The Gender Equality Argument for Legalized Abortion
By Paul Stark
Editor’s note. This first appeared in Minnesota Citizens Concerned For Life (MCCL) News. Mr. Stark is a Communications Associate for MCCL.
Many defenders of legalized abortion argue that it is required by gender equality. The burdens of pregnancy and childbirth fall upon women but never upon men. So only with access to abortion can women be truly equal and able to determine the course of their lives.
President Barack Obama has said, in the context of supporting abortion, “[W]e must … ensure that our daughters have the same rights, freedoms and opportunities as our sons to fulfill their dreams.” U.S. Supreme Court Justice Ruth Bader Ginsburg and others contend that the alleged constitutional right to abortion should be grounded in the Equal Protection Clause of the Fourteenth Amendment (“no state shall … deny to any person within its jurisdiction the equal protection of the laws”) rather than in the Due Process Clause (as the Court in Roe v. Wade asserted). Equality under the law requires abortion access.
Unequal burdens, not unequal treatment
This argument may seem persuasive on the surface, but it does not withstand the scrutiny of reason.
First, unequal burdens are not necessarily unjust or contrary to human equality. The burdens of caring for five-year-old children, for example, weigh heavily on the parents of five-year-old children and not at all on almost everyone else. Laws against killing or abandoning five-year-olds do not affect everyone in the same way—we might even claim that they deprive parents of “the same rights, freedoms and opportunities” as non-parents. But clearly they are not wrong.
Likewise, the burdens of pregnancy fall on women and not men, and a law against killing unborn children by abortion would impact women in a way it does not impact men. But such a law would not be unjust for that reason. Laws may affect people differently given different circumstances, but that does not mean that they treat people differently. Everyone should be equally prohibited from killing innocent human beings. This prohibition is not gender-specific. No one has a right to take innocent life.
Is pregnancy a disability?
Second, men and women are equally morally responsible for their offspring, even though this obligation can take different forms (women, by virtue of human reproductive biology, uniquely gestate children). Men can more easily run from their parental duties than women, but the solution is not to authorize the killing of human beings in the womb. Rather, men must take responsibility and be held responsible by law if necessary.

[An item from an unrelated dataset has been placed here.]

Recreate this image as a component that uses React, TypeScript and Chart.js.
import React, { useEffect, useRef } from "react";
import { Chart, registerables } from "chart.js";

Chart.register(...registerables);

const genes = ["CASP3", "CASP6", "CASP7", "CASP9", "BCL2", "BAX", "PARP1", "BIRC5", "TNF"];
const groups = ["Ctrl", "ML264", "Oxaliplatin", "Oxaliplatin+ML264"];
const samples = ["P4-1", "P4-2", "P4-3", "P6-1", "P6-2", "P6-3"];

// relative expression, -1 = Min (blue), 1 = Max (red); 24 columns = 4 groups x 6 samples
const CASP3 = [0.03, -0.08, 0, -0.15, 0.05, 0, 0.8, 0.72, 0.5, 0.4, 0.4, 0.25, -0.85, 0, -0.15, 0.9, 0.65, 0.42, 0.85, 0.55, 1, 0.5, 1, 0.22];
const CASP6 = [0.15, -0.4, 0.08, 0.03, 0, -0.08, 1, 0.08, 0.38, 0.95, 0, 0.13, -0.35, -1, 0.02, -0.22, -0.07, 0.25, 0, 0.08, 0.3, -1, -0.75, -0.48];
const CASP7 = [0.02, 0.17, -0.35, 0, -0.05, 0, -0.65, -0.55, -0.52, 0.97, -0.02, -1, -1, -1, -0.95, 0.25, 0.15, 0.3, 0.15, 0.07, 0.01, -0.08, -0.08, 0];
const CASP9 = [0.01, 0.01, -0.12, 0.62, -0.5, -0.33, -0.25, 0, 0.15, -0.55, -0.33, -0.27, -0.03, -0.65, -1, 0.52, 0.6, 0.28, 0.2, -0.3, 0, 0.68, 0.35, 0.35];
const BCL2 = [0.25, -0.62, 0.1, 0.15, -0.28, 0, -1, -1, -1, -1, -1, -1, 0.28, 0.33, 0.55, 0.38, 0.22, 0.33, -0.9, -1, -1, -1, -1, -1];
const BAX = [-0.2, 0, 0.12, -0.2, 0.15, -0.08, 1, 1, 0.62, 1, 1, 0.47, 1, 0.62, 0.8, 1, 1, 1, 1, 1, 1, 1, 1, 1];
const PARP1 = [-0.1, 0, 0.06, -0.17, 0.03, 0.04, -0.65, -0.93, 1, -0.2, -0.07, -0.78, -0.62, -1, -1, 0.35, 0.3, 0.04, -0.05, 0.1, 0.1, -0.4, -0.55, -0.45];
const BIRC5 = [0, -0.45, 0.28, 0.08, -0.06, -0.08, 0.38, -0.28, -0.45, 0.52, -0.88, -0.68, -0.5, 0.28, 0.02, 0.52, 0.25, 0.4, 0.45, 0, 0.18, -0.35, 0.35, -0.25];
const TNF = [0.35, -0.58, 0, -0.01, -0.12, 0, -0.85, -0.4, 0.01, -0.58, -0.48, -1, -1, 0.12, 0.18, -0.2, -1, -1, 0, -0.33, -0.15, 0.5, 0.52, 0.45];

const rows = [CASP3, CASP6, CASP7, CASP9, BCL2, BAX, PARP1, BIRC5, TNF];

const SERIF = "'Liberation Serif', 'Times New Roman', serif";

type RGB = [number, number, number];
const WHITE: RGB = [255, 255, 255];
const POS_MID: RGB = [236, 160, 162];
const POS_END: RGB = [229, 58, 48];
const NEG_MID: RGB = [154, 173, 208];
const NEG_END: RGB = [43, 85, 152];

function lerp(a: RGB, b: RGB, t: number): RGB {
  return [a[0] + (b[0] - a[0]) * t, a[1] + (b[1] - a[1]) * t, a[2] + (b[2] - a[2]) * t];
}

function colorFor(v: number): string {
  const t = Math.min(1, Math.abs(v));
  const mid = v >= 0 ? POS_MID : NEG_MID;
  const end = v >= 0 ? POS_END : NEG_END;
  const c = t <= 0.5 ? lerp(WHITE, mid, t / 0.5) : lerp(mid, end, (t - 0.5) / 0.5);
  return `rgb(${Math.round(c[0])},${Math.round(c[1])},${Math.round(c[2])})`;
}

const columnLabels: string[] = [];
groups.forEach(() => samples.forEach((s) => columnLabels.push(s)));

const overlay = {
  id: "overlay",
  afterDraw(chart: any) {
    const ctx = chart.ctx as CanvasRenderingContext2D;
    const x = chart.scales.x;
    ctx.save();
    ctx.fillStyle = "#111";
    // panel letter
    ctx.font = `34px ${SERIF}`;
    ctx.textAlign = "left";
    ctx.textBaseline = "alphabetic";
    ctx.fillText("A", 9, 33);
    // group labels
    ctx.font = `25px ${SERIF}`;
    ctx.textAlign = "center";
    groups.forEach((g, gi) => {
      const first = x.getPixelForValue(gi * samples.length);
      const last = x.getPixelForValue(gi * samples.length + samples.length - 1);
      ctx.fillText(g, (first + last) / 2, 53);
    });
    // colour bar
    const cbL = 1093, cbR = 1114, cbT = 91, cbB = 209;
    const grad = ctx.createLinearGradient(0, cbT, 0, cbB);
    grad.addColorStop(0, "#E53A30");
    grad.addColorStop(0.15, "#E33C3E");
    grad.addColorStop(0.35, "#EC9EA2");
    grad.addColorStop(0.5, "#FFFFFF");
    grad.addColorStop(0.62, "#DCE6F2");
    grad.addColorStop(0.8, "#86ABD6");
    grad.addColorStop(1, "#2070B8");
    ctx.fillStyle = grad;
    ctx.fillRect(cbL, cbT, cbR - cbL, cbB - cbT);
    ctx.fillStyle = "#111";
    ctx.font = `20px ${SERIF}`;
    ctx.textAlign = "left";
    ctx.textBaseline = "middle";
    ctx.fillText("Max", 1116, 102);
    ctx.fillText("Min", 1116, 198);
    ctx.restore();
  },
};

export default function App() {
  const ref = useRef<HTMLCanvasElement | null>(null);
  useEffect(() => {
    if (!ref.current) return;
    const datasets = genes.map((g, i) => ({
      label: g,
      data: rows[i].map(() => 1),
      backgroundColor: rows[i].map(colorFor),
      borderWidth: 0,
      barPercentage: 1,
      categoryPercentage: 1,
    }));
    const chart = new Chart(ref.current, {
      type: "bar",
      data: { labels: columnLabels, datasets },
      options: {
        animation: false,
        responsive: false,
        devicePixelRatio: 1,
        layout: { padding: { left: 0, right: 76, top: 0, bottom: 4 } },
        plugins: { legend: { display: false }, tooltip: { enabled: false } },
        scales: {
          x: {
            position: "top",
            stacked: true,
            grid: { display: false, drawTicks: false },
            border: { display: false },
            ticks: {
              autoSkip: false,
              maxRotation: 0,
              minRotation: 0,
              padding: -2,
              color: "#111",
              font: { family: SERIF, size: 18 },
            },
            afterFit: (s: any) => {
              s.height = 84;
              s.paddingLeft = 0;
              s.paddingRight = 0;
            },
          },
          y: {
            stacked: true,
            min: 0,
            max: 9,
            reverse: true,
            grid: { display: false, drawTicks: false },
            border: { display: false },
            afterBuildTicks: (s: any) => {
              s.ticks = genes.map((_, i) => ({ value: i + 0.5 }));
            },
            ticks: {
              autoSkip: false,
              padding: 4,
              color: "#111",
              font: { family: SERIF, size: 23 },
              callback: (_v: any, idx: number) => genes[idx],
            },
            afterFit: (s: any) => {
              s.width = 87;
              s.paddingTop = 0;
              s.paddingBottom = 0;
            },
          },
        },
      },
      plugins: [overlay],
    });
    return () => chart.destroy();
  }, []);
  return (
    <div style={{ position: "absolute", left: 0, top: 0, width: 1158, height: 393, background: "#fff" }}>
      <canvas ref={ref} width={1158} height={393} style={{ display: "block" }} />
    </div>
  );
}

Third, the argument from gender equality falsely presupposes that pregnancy is a disability and that pregnant women need a “corrective” surgical procedure (abortion) to become equal to men. This denigrates women and their reproductive powers while elevating the male body to the standard of human sexuality. “True equality requires society to accept women with their fertility intact,” writes Teresa Collett, a law professor at the University of St. Thomas in St. Paul.
Women can succeed
Fourth, women do not need abortion to achieve social equality and career success. This has never been more obvious, and suggesting otherwise has never seemed more offensive. “Why is it that we assume women are incapable of dealing with the adversity of an unwanted pregnancy by any other means than that of destroying life? Is this a flattering view of women?” asked Janet E. Smith in her 1978 essay “Abortion as a Feminist Concern.”

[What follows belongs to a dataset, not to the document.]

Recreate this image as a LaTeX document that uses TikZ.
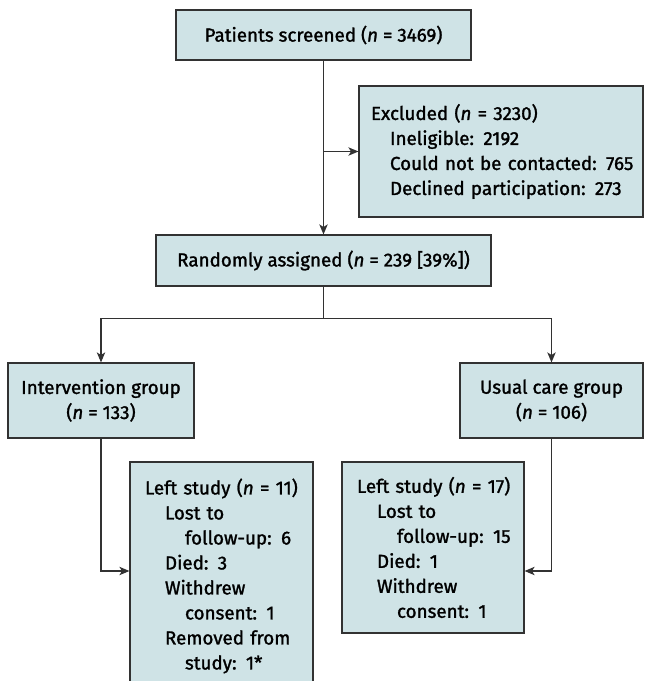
\documentclass[tikz,border=0pt]{standalone}
\usepackage{fontspec}
\setmainfont{Fira Sans}[FakeBold=1.4]
\usetikzlibrary{arrows.meta,calc,positioning}
\definecolor{boxfill}{RGB}{207,227,230}
\definecolor{boxline}{RGB}{50,50,50}
\tikzset{>={Stealth[length=5pt,width=4.2pt,inset=1.3pt]}}
\tikzset{flowbox/.style={draw=boxline, line width=0.6pt, fill=boxfill,
    inner ysep=0pt, font=\fontsize{9.4}{12.5}\selectfont}}
\tikzset{listbox/.style={flowbox, align=left, inner xsep=6pt}}
\tikzset{flowline/.style={draw=boxline, line width=0.55pt}}

\begin{document}
\begin{tikzpicture}[x=0.5pt, y=-0.5pt]
  \useasboundingbox (0,0) rectangle (645,681);
  % boxes, placed at pixel positions
  \node[flowbox, align=center, minimum width=147.5pt, minimum height=25pt]
    (screen) at (323.5,35) {Patients screened (\textit{n} = 3469)};
  \node[listbox, text width=130pt, minimum height=65.5pt]
    (excl) at (501,151.5) {\mbox{Excluded (\textit{n} = 3230)}\\
      \hspace*{9.5pt}\mbox{Ineligible: 2192}\\
      \hspace*{9.5pt}\mbox{Could not be contacted: 765}\\
      \hspace*{9.5pt}\mbox{Declined participation: 273}};
  \node[flowbox, align=center, minimum width=167.5pt, minimum height=25.5pt]
    (rand) at (323.5,260.5) {Randomly assigned (\textit{n} = 239 [39\%])};
  \node[flowbox, align=center, minimum width=93pt, minimum height=37.5pt]
    (interv) at (101,400.5) {Intervention group\\(\textit{n} = 133)};
  \node[flowbox, align=center, minimum width=91.5pt, minimum height=37.5pt]
    (usual) at (551.5,400.5) {Usual care group\\(\textit{n} = 106)};
  \node[listbox, inner xsep=7.5pt, text width=76.5pt, minimum height=114pt]
    (leftI) at (221.5,576) {\mbox{Left study (\textit{n} = 11)}\\
      \hspace*{10pt}\mbox{Lost to}\\
      \hspace*{20pt}\mbox{follow-up: 6}\\
      \hspace*{10pt}\mbox{Died: 3}\\
      \hspace*{10pt}\mbox{Withdrew}\\
      \hspace*{20pt}\mbox{consent: 1}\\
      \hspace*{10pt}\mbox{Removed from}\\
      \hspace*{20pt}\mbox{study: 1*}};
  \node[listbox, inner xsep=7.5pt, text width=76pt, minimum height=85.5pt]
    (leftU) at (433,547.5) {\mbox{Left study (\textit{n} = 17)}\\
      \hspace*{10pt}\mbox{Lost to}\\
      \hspace*{20pt}\mbox{follow-up: 15}\\
      \hspace*{10pt}\mbox{Died: 1}\\
      \hspace*{10pt}\mbox{Withdrew}\\
      \hspace*{20pt}\mbox{consent: 1}};
  % connectors
  \coordinate (split) at ($(rand.south)+(0,32)$);
  \draw[flowline, ->] (screen.south) -- (rand.north);
  \draw[flowline, ->] (screen.south |- excl.west) -- (excl.west);
  \draw[flowline] (rand.south) -- (split);
  \draw[flowline, ->] (split) -| (interv.north);
  \draw[flowline, ->] (split) -| (usual.north);
  \draw[flowline, ->] (interv.south) |- ([yshift=2.5pt]leftI.west);
  \draw[flowline, ->] (usual.south) |- ([yshift=-11.75pt]leftU.east);
\end{tikzpicture}
\end{document}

“In this day of unparalleled opportunities for women, when women pride themselves on their ability to fend for themselves, when many agencies are designed for helping women in distress—why do we assume that women who become pregnant when inconvenient for them are not resourceful enough to find a way to nourish the life they have conceived?” Smith wrote.
Placing a child for adoption is an ethical and life-affirming way to relinquish responsibility, and pregnancy care centers and maternity homes help women in need face the challenges of pregnancy and parenthood. But more can and should be done to accommodate the essential role mothers play in our society.
No equality in abortion
Abortion, because it takes the life of an innocent human person, is a deep violation of equal human dignity, not an affirmation of it. Legalized abortion excludes an entire class of human beings from the protection of the law by allowing them to be dismembered and killed at the discretion of others. And the practice of sex-selection abortion (the legality of which is supported by Obama) targets unborn baby girls specifically because of their gender. There is no equality in abortion.